И вот среди рабочих стала распространяться идея, в начале принадлежавшая чартистам, но взлелеянная бесчисленными тружениками, словно любимое дитя. Они не могли поверить, что правительство знает об их страданиях: они предпочитали думать, что законодатели понятия не имеют об истинном положении дел в стране, уподобляясь людям, которые вздумали бы внушать правила хорошего тона детям, не потрудившись узнать, что дети эти уже несколько дней сидят голодными. Кроме того, несчастные слышали, будто бы парламент вообще не считает их положение тяжелым; это казалось им странным и необъяснимым, но мысль, что они могут рассказать о всей глубине своего бедствия, а тогда будут найдены меры, чтобы положить ему конец, приносила утешение их страждущим сердцам и умеряла нараставший гнев.

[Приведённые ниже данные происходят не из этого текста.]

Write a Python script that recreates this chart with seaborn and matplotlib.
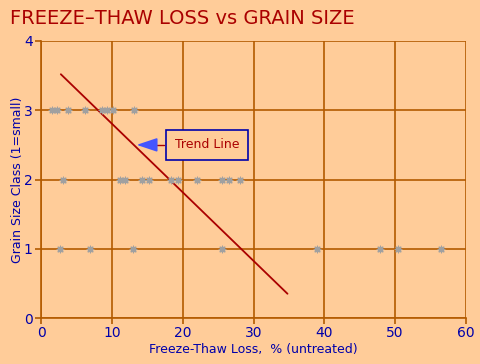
import matplotlib
matplotlib.use('Agg')
import matplotlib.pyplot as plt
import seaborn as sns
import pandas as pd

# freeze-thaw loss (%), by grain size class
loss_class3 = [1.5, 2.2, 3.8, 6.2, 8.6, 9.3, 10.1, 13.1]
loss_class2 = [3.1, 11.2, 11.8, 14.2, 15.2, 18.4, 19.4, 22.0, 25.6, 26.6, 28.1]
loss_class1 = [2.7, 6.9, 13.0, 25.5, 38.9, 47.9, 50.4, 56.4]

trend_x = [2.8, 34.8]
trend_y = [3.52, 0.35]

bg = '#FFCC99'
grid_c = '#B35A00'
blue = '#0000AA'
red = '#AA0000'

df = pd.DataFrame({
    'loss': loss_class3 + loss_class2 + loss_class1,
    'size': [3] * len(loss_class3) + [2] * len(loss_class2) + [1] * len(loss_class1),
})

sns.set_style('white')
plt.rcParams['font.family'] = ['DejaVu Sans']

fig = plt.figure(figsize=(4.8, 3.64), dpi=100, facecolor=bg)
ax = fig.add_axes([41/480, 46/364, 425/480, 277/364])
ax.set_facecolor(bg)

ax.set_xlim(0, 60)
ax.set_ylim(0, 4)
ax.set_xticks(range(0, 61, 10))
ax.set_yticks(range(0, 5))
ax.grid(True, color=grid_c, linewidth=1.2)
ax.set_axisbelow(True)

sns.lineplot(x=trend_x, y=trend_y, ax=ax, color=red, linewidth=1.3)
sns.scatterplot(data=df, x='loss', y='size', ax=ax, marker=(8, 2, 0), s=22,
                color='#A0A0A0', linewidth=0.9, edgecolor='#A0A0A0', zorder=3)

for side in ['top', 'right']:
    ax.spines[side].set_visible(False)
for side in ['left', 'bottom']:
    ax.spines[side].set_color(grid_c)
    ax.spines[side].set_linewidth(1.2)

ax.tick_params(colors=grid_c, length=4, width=1.2, labelcolor=blue, labelsize=10,
               direction='out', left=True, bottom=True, pad=2)

ax.set_xlabel('Freeze-Thaw Loss,  % (untreated)', color=blue, fontsize=9, labelpad=2)
ax.set_ylabel('Grain Size Class (1=small)', color=blue, fontsize=9, labelpad=0)

fig.text(10/480, 1 - 18/364, 'FREEZE\u2013THAW LOSS vs GRAIN SIZE', color=red,
         fontsize=14, va='center', ha='left')

# trend line callout
ax.annotate('', xy=(13.1, 2.5), xytext=(15.6, 2.5),
            arrowprops=dict(arrowstyle='-|>,head_length=0.9,head_width=0.3',
                            color='#4455FF', lw=1.2, mutation_scale=14))
ax.plot([15.6, 17.4], [2.5, 2.5], color=red, lw=1)
ax.text(23.5, 2.5, 'Trend Line', color=red, fontsize=9, ha='center', va='center',
        bbox=dict(boxstyle='square,pad=0.7', fc=bg, ec=blue, lw=1.2))

fig.savefig('out.png', dpi=100, facecolor=bg)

Итак, была составлена петиция, которую в ясные весенние дни 1839 года подписали тысячи людей ; они просили парламент выслушать очевидцев, которые могли бы поведать о беспримерном обнищании населения промышленных районов. Ноттингем, Шеффилд, Глазго, Манчестер и многие другие города спешно назначили делегатов, которые должны были вручить петицию и могли рассказать не только о том, что они видели и слышали, но и о том, в каких страшных условиях живут они сами. То были измученные, изможденные, отчаявшиеся люди, хорошо знавшие, что такое голод.

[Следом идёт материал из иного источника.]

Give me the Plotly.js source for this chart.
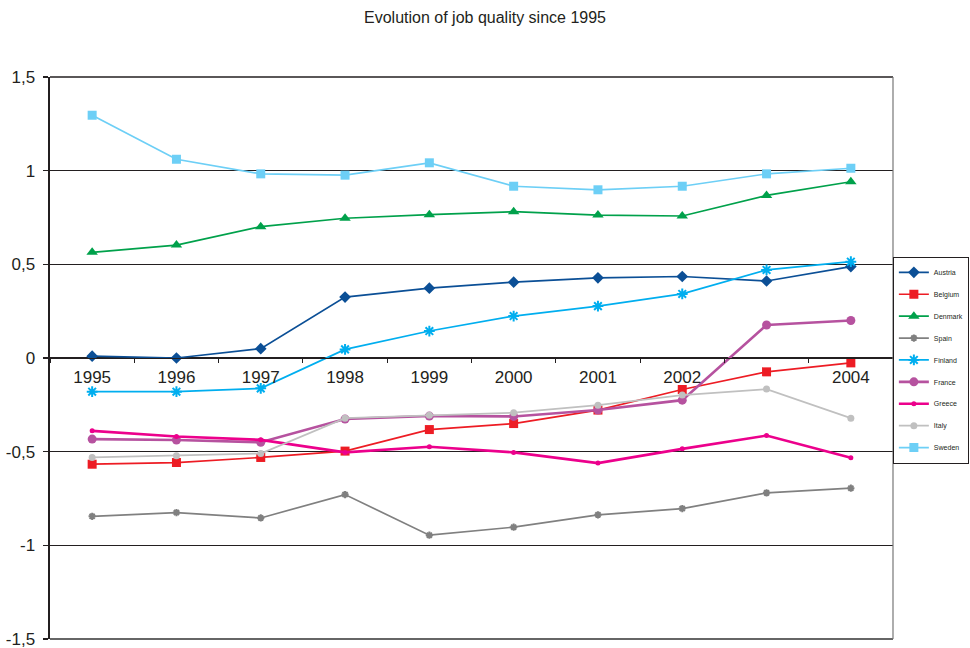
<!DOCTYPE html>
<html>
<head>
<meta charset="utf-8">
<script src="https://cdn.plot.ly/plotly-3.0.1.min.js"></script>
<style>html,body{margin:0;padding:0;background:#fff;}#chart{width:970px;height:648px;}</style>
</head>
<body>
<div id="chart"></div>
<script>
const years = ['1995','1996','1997','1998','1999','2000','2001','2002','2003','2004'];
const xTickLabels = ['1995','1996','1997','1998','1999','2000','2001','2002','','2004'];
const yTickVals = [-1.5,-1,-0.5,0,0.5,1,1.5];
const yTickText = ['-1,5','-1','-0,5','0','0,5','1','1,5'];

const austria = [0.01, 0.00, 0.05, 0.325, 0.373, 0.405, 0.428, 0.435, 0.411, 0.488];
const belgium = [-0.567, -0.558, -0.531, -0.497, -0.382, -0.350, -0.278, -0.168, -0.074, -0.026];
const denmark = [0.564, 0.603, 0.701, 0.746, 0.765, 0.781, 0.763, 0.758, 0.868, 0.941];
const spain = [-0.845, -0.825, -0.854, -0.729, -0.946, -0.903, -0.837, -0.804, -0.720, -0.695];
const finland = [-0.180, -0.180, -0.162, 0.046, 0.144, 0.224, 0.277, 0.342, 0.470, 0.514];
const france = [-0.433, -0.438, -0.450, -0.326, -0.310, -0.312, -0.278, -0.225, 0.176, 0.200];
const greece = [-0.389, -0.419, -0.437, -0.504, -0.474, -0.504, -0.561, -0.485, -0.414, -0.533];
const italy = [-0.531, -0.522, -0.510, -0.321, -0.305, -0.292, -0.252, -0.198, -0.166, -0.321];
const sweden = [1.296, 1.061, 0.983, 0.976, 1.042, 0.917, 0.898, 0.917, 0.983, 1.013];

const names = ['Austria','Belgium','Denmark','Spain','Finland','France','Greece','Italy','Sweden'];
const values = [austria, belgium, denmark, spain, finland, france, greece, italy, sweden];
const styles = [
  {color:'#0b4f96', symbol:'diamond', size:9, width:1.7},
  {color:'#ed1c24', symbol:'square', size:9, width:1.7},
  {color:'#00a14b', symbol:'triangle-up', size:10, width:1.7},
  {color:'#808080', symbol:'asterisk-open', size:6, width:1.7},
  {color:'#00aeef', symbol:'asterisk-open', size:9, width:1.7},
  {color:'#b6529f', symbol:'circle', size:9, width:2.6},
  {color:'#ec008c', symbol:'circle', size:5, width:2.6},
  {color:'#c0c0c0', symbol:'circle', size:7, width:1.7},
  {color:'#6dcff6', symbol:'square', size:9, width:1.7}
];

const traces = names.map((n, i) => ({
  type:'scatter', mode:'lines+markers', name:n, x:years, y:values[i],
  legendgroup:'g'+i,
  line:{color:styles[i].color, width:styles[i].width},
  marker:{color:styles[i].color, symbol:styles[i].symbol, size:styles[i].size,
          line:{color:styles[i].color, width: styles[i].symbol.indexOf('asterisk')>=0 ? 2 : 0}}
}));

const layout = {
  width:970, height:648,
  margin:{l:50, r:77, t:77, b:9, autoexpand:false},
  paper_bgcolor:'#fff', plot_bgcolor:'#fff',
  font:{family:'Liberation Sans, Arial, sans-serif', color:'#231f20'},
  title:{text:'Evolution of job quality since 1995', font:{size:16, color:'#231f20'},
         x:0.5, xref:'container', y:0.973, yref:'container', yanchor:'middle'},
  showlegend:true,
  legend:{x:1.09, xanchor:'right', y:0.68, yanchor:'top', bordercolor:'#231f20', borderwidth:1,
          font:{size:7, color:'#231f20'}, traceorder:'grouped', tracegroupgap:2.9, itemwidth:30},
  xaxis:{type:'category', categoryorder:'array', categoryarray:years,
         tickvals:years, ticktext:xTickLabels, range:[-0.5, 9.5],
         anchor:'free', position:0.5, showline:true, linecolor:'#231f20', linewidth:1,
         ticks:'outside', tickson:'boundaries', ticklen:4, tickcolor:'#231f20', tickwidth:1,
         showgrid:false, zeroline:false, tickfont:{size:17, color:'#231f20'}, ticklabelstandoff:4},
  yaxis:{range:[-1.5001,1.5001], tickvals:yTickVals, ticktext:yTickText,
         showgrid:true, gridcolor:'#231f20', gridwidth:1.5, zeroline:false,
         showline:true, linecolor:'#231f20', linewidth:2.5,
         ticks:'outside', ticklen:5, tickcolor:'#231f20', tickwidth:1.5,
         ticklabeloverflow:'allow',
         tickfont:{size:17, color:'#231f20'}, ticklabelstandoff:4},
  shapes:[
    {type:'line', xref:'paper', yref:'paper', x0:0, x1:1, y0:1, y1:1, line:{color:'#231f20', width:1.5}},
    {type:'line', xref:'paper', yref:'paper', x0:0, x1:1, y0:0, y1:0, line:{color:'#666', width:2}},
    {type:'line', xref:'paper', yref:'paper', x0:1, x1:1, y0:0, y1:1, line:{color:'#777', width:1.2}}
  ]
};

Plotly.newPlot('chart', traces, layout, {displayModeBar:false, staticPlot:true});
</script>
</body>
</html>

Джон Бартон стал таким делегатом. И ему было бы стыдно признаться, как приятно это ему. Он испытывал и детский восторг, что увидит Лондон, – правда, восторг этот занимал в его чувствах лишь скромное, очень скромное место. Он испытывал и тщеславную гордость при мысли, что ему придется говорить со всей этой знатью, – это чувство занимало уже большее место; и, наконец, он испытывал чистую и светлую радость оттого, что оказался в числе избранников, которые должны рассказать о страданиях народа и принести людям великое облегчение, навсегда избавив их от забот и нужды. Он возлагал большие, хоть и смутные, надежды на результаты своей поездки. В эту петицию, повествующую о горе народном, были вложены все надежды многих, находившихся на грани отчаяния, людей.